Things aren’t always so magical. Constantinides said there’s often conflict along Shore Boulevard on busy weekends because groups of motorcyclists use it as a gathering spot at the same time area residents crowd the waterfront. “We have families that want to enjoy the park, and then we have people racing on the strip,” he said.

So far, the city has only made minor changes, like prohibiting overnight parking on Shore Boulevard. A speed hump was also installed on Ditmars Boulevard between Shore Boulevard and 19th Street earlier this year. When the city installed a segment of the East River and North Shore Greenway through Astoria Park, it left Shore Boulevard as a zone for cars, and wedged most of the greenway onto an existing walkway through the park. “When you look at it, you think, ‘Why isn’t this just in the street?’” Ellman said.

“I know a lot of bike riders are frustrated using it,” said Lopez-Gilpin. “We strongly believe there should be a protected bike lane.” To make room for a bikeway, the Alliance has advocated for converting Shore Boulevard and 19th Street, a narrow two-way street on the eastern edge of the park, to one-way operation.

A completely car-free Shore Boulevard could be in the cards down the road. Advocates look to Jackson Heights, where a pedestrianized 78th Street is being rebuilt as part of Travers Park, and recent car-free expansions for Central Park and Prospect Park, as precedents. “We’re not inventing the wheel,” Ellman said. “I think it’s an idea whose time has come.”

Constantinides wouldn’t commit to supporting a car-free Shore Boulevard, but he wouldn’t rule it out, either. “I am not taking anything off the table,” he said. “We are seriously looking at any plan that would make Shore Boulevard a safer place, and making sure that the uses on Shore Boulevard are in line with the neighborhood.”

Constantinides has met with DOT about the issue, and the Astoria Park Alliance is organizing another meeting with DOT for mid-August. The online petition from Council Member Constantinides has garnered about 300 signatures so far, he said. His staff will also be at events in the park this summer gathering signatures on paper before hosting a community workshop about traffic calming around the park this fall.

  • AnoNYC

    How about aggressively calming the traffic on streets around all parks?

  • Reader

    There should be protected bike lanes, safe sidewalks, and raised crosswalks around every park in this city and they should radiate out from there. Most people experience these places on foot and on bike and most people get to them the same way. It’s insane that a street next to a park should be this dangerous.

  • Simon Phearson

    Shore Boulevard is one of my favorite places to bike. With few cross streets, no stop lights, and relatively low levels of traffic, it’s a great way to bike between 20th Ave. and Astoria Park South. It is far safer than many of the closest N-S alternatives. When I ride it, I stick to the street, not the Greenway, where I can keep up a good pace – the Greenway is not safe for 12+ mph speeds when there are even a handful of people out.
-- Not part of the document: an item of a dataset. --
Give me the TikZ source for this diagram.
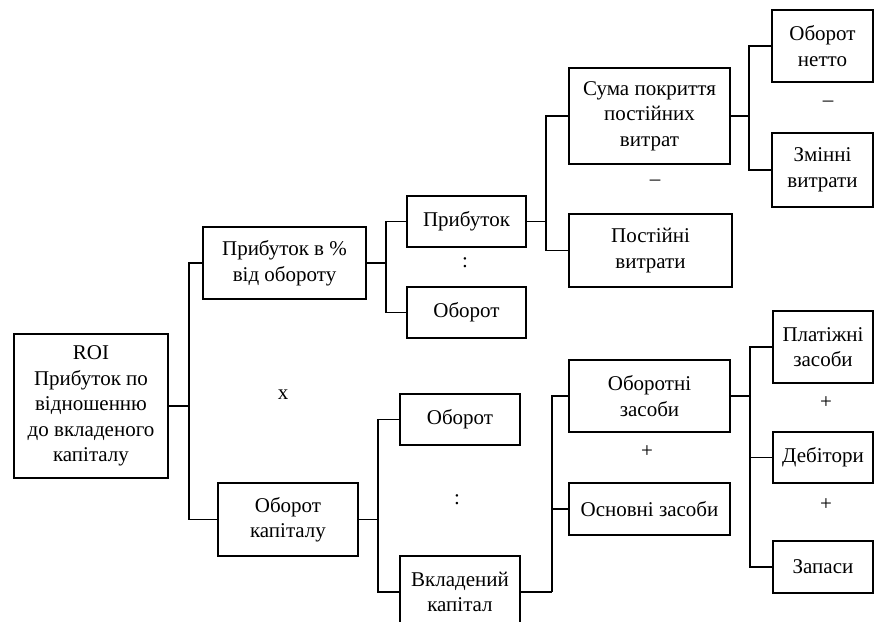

Of course, I am always on the lookout for pedestrians (and their dogs, often)!

    While I think it makes sense to make it safer for pedestrians to cross to or from the waterfront, I really hope that we don’t take this relatively safe street for exercise and commute cycling and make it into a stop-and-go zone for everyone, the same way we’ve done with Central Park. I fear, for example, that we’ll see stoplights for ghosts and more unavoidable speed bumps here (there are already three) instead of taking away a lane for traffic, and I don’t trust our advocates to avoid that kind of result.

    A protected, bidirectional bike lane with more frequent, raised pedestrian crossings that people can negotiate safely without traffic signals? Sure. Something that compels people using this street as a safe bike arterial to find other, less safe routes and makes Shore Boulevard a NYPD ticket trap? Please, no – don’t force us to take 21st instead.

  • Shore Boulevard should be made car-free. Drivers often go thru there far too fast with all the kids and people walking around. It’s dangerous.

    Short of car-free, an alternate idea would be to severely restrict the roadway to just one-direction, have parking on only one side of the road and take back the other half of the street and widen the park and expand the bi-directional bike lane and put it in the street and return the current bike path to pedestrian use.

  • There are no stoplights there now. NYC DOT is not going to put in stoplights if they were to make it car-free.

  • Simon Phearson

    But that’s my point. I doubt they’ll make it car-free. It’s more likely they’ll add stoplights and speed humps, just because that’s how our DOT approaches “pedestrian safety.” They won’t calm the street or make it more pedestrian-friendly. They’ll add elements that will continue to allow drivers to use it freely.

    We keep seeing that in all of the slow zones they roll out – lazy band-aids slapped on bad road design. All to conserve parking and traffic lanes.

  • Joe R.

    NYC is probably unique in all the world in that its 20 mph zones still include traffic signals and/or stop signs. Every other 30 kph or 20 mph zone in the world manages to avoid using these blunt instruments. In general it seems whether at the behest of ignorant community boards, or out of sheer incompetence, NYC’s way to tame speeding in a section of street is to break it up with either stop signs or traffic signals. Of course, that makes the speeding worse as drivers either try to make lights, or make up for time lost at stop signs, but this doesn’t seem to phase the DOT.

  • Joe R.

    If there’s one thing NYC can be counted on, it’s that traffic signals will magically appear like mushrooms once you discover a great street to ride on. I’ve had it happen to me multiple times on streets in my area. Even worse is the traffic signals never solve any of the problems they were ostensibly put there to solve.

  • ahwr

    Pedestrians over bikes. If making it easier for someone to cross the street in their neighborhood slows down a commuter in a car, nobody sheds a tear. But that commuter on a bike and nothing changes.

  • Rita

    19th street needs to be one way… It is just too narrow and it would make crossing Ditmars and crossing 19th itself at 23 ave. much safer. Something has got to give, especially with the fireworks traffic and the addition of the ampitheater next year.